WHAT IS BEING ASKED – Write out, word for word, only the data from its first line to the line containing "(e6b) at (603,262.3);".

RECORDS SHOWN –
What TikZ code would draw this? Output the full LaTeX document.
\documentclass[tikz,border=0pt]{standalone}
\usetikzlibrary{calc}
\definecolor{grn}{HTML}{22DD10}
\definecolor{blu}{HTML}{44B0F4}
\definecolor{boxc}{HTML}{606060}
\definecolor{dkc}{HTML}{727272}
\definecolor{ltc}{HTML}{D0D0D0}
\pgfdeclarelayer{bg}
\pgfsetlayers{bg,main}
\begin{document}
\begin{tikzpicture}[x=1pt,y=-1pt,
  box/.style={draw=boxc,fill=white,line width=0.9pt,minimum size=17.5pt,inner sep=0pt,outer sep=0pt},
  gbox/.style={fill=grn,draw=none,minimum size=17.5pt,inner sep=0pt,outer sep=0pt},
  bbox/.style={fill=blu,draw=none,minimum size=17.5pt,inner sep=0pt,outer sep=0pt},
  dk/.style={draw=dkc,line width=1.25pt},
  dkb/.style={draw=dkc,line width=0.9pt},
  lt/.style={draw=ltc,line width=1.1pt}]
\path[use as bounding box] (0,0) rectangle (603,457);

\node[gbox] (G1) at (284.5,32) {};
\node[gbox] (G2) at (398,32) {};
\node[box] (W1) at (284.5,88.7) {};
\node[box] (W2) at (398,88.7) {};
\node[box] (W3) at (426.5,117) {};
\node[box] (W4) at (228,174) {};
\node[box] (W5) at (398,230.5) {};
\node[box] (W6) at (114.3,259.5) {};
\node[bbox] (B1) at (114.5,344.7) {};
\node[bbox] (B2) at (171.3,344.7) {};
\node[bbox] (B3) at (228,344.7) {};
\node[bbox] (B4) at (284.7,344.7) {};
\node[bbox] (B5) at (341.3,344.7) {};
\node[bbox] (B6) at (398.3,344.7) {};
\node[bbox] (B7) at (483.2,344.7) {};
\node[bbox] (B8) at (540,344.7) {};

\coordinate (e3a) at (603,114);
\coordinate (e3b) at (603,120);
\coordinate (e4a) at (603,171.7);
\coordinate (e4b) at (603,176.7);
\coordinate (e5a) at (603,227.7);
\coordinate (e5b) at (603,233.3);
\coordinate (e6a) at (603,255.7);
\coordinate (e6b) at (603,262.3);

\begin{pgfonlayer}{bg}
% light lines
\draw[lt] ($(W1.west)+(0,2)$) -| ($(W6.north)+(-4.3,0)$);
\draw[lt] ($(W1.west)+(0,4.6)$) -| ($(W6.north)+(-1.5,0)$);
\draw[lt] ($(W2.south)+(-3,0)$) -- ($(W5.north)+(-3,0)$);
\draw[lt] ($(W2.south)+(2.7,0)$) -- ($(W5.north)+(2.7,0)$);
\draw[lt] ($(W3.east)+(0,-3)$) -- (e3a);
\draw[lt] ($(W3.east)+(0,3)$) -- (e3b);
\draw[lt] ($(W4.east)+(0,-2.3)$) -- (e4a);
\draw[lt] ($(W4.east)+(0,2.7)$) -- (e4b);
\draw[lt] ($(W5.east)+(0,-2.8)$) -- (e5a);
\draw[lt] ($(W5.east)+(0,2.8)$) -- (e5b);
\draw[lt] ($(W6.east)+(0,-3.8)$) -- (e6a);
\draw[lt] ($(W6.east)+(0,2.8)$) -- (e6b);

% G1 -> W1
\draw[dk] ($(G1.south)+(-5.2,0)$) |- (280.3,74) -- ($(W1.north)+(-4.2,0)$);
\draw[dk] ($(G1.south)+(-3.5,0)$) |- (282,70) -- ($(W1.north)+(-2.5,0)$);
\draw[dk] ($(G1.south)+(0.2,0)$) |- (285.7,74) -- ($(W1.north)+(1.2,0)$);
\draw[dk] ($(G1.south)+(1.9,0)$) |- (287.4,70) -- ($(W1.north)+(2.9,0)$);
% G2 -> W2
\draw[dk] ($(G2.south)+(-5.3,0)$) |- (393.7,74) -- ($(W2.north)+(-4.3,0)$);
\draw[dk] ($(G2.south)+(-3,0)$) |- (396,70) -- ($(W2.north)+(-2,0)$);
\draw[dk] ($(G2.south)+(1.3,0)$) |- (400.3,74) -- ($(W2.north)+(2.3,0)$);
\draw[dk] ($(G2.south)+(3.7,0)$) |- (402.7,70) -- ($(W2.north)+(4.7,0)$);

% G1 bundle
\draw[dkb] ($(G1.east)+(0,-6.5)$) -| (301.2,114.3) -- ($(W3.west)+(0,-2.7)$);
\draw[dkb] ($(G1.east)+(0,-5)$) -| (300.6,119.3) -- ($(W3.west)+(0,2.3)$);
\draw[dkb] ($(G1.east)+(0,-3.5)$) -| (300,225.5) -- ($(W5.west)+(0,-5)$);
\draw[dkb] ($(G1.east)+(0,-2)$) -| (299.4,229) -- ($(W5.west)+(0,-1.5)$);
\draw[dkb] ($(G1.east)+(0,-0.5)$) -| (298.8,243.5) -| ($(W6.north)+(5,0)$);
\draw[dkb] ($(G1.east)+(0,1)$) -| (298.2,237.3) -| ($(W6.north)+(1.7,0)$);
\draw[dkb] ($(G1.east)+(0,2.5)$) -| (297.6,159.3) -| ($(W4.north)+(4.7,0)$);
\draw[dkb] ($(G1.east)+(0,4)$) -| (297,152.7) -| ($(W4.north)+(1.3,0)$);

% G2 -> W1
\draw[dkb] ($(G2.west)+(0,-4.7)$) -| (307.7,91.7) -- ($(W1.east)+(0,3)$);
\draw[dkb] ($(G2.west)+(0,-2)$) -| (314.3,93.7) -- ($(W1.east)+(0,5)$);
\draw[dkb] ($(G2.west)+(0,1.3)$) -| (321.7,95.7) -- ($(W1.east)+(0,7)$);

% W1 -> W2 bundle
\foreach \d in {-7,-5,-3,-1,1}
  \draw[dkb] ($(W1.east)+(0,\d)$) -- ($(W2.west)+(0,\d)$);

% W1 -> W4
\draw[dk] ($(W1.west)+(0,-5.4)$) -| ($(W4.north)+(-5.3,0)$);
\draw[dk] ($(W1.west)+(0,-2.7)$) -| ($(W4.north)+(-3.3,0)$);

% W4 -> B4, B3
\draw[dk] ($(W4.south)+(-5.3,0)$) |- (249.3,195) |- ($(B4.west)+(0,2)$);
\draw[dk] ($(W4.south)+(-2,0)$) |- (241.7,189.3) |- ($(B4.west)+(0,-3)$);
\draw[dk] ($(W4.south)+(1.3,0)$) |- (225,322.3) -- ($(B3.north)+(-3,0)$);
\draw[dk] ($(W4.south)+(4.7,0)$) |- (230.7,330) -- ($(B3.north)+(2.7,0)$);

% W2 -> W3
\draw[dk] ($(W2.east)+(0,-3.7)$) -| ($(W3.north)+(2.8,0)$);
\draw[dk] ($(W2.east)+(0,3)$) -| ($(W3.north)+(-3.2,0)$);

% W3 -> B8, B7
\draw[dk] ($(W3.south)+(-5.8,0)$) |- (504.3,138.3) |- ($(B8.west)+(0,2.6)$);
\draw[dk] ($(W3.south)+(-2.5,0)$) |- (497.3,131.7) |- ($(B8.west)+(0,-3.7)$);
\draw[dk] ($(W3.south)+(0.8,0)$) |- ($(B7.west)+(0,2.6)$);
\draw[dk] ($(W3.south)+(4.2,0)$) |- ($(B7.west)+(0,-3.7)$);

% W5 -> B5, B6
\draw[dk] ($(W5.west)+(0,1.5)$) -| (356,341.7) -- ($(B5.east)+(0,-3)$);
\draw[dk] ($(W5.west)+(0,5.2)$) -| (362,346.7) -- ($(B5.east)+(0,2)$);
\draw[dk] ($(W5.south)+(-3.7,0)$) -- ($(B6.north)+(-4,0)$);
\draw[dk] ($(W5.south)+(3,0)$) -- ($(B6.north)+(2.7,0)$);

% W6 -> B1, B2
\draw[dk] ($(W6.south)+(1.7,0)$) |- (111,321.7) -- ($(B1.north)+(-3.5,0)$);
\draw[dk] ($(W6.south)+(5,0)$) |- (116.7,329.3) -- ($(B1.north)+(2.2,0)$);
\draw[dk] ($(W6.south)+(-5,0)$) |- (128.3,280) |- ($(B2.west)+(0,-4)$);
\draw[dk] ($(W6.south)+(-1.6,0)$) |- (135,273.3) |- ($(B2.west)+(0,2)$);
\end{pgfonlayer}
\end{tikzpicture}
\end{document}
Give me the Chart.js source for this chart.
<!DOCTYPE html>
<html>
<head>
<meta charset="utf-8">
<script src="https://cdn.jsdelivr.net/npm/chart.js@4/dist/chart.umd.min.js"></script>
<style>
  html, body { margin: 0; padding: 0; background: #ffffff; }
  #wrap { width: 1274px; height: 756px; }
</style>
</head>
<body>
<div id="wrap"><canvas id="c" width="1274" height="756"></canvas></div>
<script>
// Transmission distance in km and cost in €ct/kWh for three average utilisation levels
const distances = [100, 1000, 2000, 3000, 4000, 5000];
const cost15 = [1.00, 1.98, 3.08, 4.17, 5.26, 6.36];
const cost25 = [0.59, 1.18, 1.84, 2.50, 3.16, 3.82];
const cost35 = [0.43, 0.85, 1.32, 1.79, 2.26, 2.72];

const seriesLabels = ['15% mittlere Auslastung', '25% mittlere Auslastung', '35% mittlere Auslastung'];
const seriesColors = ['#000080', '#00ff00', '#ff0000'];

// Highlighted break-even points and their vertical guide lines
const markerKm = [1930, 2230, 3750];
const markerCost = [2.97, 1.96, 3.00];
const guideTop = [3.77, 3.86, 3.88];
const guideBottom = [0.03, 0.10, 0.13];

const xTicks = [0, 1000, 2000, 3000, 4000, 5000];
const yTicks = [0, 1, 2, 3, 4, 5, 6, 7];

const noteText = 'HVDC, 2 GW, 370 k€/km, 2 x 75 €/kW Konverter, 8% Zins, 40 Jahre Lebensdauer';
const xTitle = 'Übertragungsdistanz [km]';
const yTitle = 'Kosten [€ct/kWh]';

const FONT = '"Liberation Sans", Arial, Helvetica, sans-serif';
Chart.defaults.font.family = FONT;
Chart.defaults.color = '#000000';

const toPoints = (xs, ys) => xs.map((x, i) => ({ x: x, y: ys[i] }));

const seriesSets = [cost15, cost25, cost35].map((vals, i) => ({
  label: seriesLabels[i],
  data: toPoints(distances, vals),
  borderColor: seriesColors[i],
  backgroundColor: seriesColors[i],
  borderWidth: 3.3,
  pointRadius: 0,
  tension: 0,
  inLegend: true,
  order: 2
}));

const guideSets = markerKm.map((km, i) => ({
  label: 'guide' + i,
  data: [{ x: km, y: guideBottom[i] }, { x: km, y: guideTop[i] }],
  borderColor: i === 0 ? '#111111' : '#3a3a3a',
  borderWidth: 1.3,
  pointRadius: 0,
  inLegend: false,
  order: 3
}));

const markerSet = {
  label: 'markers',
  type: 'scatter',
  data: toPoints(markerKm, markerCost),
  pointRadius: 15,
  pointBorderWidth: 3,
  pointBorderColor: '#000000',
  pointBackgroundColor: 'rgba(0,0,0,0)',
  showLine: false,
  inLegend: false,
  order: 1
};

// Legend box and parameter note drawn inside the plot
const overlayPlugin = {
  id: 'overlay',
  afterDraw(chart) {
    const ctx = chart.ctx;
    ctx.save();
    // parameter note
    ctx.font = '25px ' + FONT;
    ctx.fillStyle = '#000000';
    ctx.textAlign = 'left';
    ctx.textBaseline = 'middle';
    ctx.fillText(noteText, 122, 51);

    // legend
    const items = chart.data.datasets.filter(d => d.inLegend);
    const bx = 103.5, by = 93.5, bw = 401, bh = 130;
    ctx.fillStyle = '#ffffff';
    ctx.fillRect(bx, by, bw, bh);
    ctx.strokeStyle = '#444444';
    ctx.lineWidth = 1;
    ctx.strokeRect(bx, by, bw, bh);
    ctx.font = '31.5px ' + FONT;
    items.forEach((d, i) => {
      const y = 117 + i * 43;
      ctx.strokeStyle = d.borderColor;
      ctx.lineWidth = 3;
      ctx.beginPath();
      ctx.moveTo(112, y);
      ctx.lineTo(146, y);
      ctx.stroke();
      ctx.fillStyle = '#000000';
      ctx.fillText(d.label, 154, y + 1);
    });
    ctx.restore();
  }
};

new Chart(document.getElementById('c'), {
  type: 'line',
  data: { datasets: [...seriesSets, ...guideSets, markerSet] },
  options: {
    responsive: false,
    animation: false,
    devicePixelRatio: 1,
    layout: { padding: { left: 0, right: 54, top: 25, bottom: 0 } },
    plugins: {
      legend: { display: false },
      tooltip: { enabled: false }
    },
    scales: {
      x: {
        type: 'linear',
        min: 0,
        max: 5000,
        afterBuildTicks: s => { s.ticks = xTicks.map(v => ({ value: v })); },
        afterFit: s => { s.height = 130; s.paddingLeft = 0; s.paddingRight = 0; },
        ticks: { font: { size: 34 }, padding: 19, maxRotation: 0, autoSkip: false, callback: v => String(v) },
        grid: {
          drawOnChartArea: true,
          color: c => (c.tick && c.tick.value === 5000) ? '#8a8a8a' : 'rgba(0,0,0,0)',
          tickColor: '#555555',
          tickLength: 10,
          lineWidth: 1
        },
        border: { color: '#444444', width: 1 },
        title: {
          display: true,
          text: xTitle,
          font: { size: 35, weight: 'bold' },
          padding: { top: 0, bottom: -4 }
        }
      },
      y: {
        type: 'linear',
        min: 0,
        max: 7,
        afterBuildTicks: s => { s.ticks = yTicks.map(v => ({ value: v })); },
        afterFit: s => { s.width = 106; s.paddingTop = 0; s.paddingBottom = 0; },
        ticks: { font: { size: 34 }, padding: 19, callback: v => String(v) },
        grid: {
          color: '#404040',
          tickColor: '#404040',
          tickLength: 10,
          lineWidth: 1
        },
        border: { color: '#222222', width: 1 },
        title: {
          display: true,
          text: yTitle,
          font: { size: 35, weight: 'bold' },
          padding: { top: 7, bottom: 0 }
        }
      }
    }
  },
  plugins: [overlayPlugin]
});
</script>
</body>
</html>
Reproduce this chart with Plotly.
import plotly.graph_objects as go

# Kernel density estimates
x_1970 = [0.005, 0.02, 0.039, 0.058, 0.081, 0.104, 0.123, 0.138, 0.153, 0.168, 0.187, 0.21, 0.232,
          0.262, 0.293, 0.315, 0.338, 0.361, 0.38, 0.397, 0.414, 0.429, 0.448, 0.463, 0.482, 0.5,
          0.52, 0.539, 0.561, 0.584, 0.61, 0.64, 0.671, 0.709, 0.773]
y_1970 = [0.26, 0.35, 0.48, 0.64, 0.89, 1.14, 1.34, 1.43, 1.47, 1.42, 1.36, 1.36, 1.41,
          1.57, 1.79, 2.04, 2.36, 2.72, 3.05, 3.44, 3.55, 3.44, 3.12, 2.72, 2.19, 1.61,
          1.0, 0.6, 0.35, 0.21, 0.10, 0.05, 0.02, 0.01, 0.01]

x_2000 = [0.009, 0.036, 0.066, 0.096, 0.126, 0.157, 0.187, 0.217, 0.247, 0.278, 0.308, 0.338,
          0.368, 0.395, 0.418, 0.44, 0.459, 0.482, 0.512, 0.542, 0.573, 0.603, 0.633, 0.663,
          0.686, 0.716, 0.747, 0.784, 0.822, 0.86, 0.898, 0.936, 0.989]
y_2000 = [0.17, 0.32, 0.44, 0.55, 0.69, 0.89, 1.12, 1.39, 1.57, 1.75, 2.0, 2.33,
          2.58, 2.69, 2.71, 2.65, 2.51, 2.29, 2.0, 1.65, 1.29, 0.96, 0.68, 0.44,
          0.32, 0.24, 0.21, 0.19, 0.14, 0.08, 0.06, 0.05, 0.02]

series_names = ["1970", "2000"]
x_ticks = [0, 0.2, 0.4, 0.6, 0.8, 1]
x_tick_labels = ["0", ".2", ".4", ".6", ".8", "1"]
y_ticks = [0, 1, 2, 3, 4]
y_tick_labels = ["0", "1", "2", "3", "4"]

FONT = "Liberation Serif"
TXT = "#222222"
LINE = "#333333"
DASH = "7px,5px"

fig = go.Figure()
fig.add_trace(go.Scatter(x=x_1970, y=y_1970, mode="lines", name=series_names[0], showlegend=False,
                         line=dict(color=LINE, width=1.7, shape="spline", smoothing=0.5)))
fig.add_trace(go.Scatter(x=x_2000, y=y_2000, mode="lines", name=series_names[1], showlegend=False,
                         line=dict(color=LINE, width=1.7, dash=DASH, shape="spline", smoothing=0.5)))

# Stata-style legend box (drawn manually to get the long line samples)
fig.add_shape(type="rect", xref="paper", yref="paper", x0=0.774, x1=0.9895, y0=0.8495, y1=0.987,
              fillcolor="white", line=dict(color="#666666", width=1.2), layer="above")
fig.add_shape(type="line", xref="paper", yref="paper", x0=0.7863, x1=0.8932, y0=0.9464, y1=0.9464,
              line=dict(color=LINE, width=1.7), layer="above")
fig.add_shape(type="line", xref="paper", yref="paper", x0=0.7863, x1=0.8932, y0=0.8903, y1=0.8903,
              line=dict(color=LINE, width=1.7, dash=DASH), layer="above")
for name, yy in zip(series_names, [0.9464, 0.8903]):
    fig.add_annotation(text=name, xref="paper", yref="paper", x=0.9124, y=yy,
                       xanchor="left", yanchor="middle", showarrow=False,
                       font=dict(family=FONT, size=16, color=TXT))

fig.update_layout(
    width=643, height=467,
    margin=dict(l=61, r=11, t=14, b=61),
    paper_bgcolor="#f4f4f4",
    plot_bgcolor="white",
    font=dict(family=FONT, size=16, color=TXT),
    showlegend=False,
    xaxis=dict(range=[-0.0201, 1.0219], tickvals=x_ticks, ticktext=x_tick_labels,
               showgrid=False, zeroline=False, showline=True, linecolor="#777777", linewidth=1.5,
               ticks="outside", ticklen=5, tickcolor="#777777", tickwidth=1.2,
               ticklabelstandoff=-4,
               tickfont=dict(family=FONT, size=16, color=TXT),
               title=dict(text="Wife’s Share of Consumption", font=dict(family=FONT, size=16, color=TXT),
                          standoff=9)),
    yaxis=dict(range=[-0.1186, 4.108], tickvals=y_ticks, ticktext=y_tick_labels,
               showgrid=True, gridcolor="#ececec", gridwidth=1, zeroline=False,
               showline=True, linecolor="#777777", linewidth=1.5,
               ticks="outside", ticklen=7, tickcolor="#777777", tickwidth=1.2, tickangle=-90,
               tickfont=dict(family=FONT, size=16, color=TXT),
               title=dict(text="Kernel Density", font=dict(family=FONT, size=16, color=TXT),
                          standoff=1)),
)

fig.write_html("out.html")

TASK SOLUTION –
What TikZ code would draw this? Output the full LaTeX document.
\documentclass[tikz,border=0pt]{standalone}
\usetikzlibrary{calc}
\definecolor{grn}{HTML}{22DD10}
\definecolor{blu}{HTML}{44B0F4}
\definecolor{boxc}{HTML}{606060}
\definecolor{dkc}{HTML}{727272}
\definecolor{ltc}{HTML}{D0D0D0}
\pgfdeclarelayer{bg}
\pgfsetlayers{bg,main}
\begin{document}
\begin{tikzpicture}[x=1pt,y=-1pt,
  box/.style={draw=boxc,fill=white,line width=0.9pt,minimum size=17.5pt,inner sep=0pt,outer sep=0pt},
  gbox/.style={fill=grn,draw=none,minimum size=17.5pt,inner sep=0pt,outer sep=0pt},
  bbox/.style={fill=blu,draw=none,minimum size=17.5pt,inner sep=0pt,outer sep=0pt},
  dk/.style={draw=dkc,line width=1.25pt},
  dkb/.style={draw=dkc,line width=0.9pt},
  lt/.style={draw=ltc,line width=1.1pt}]
\path[use as bounding box] (0,0) rectangle (603,457);

\node[gbox] (G1) at (284.5,32) {};
\node[gbox] (G2) at (398,32) {};
\node[box] (W1) at (284.5,88.7) {};
\node[box] (W2) at (398,88.7) {};
\node[box] (W3) at (426.5,117) {};
\node[box] (W4) at (228,174) {};
\node[box] (W5) at (398,230.5) {};
\node[box] (W6) at (114.3,259.5) {};
\node[bbox] (B1) at (114.5,344.7) {};
\node[bbox] (B2) at (171.3,344.7) {};
\node[bbox] (B3) at (228,344.7) {};
\node[bbox] (B4) at (284.7,344.7) {};
\node[bbox] (B5) at (341.3,344.7) {};
\node[bbox] (B6) at (398.3,344.7) {};
\node[bbox] (B7) at (483.2,344.7) {};
\node[bbox] (B8) at (540,344.7) {};

\coordinate (e3a) at (603,114);
\coordinate (e3b) at (603,120);
\coordinate (e4a) at (603,171.7);
\coordinate (e4b) at (603,176.7);
\coordinate (e5a) at (603,227.7);
\coordinate (e5b) at (603,233.3);
\coordinate (e6a) at (603,255.7);
\coordinate (e6b) at (603,262.3);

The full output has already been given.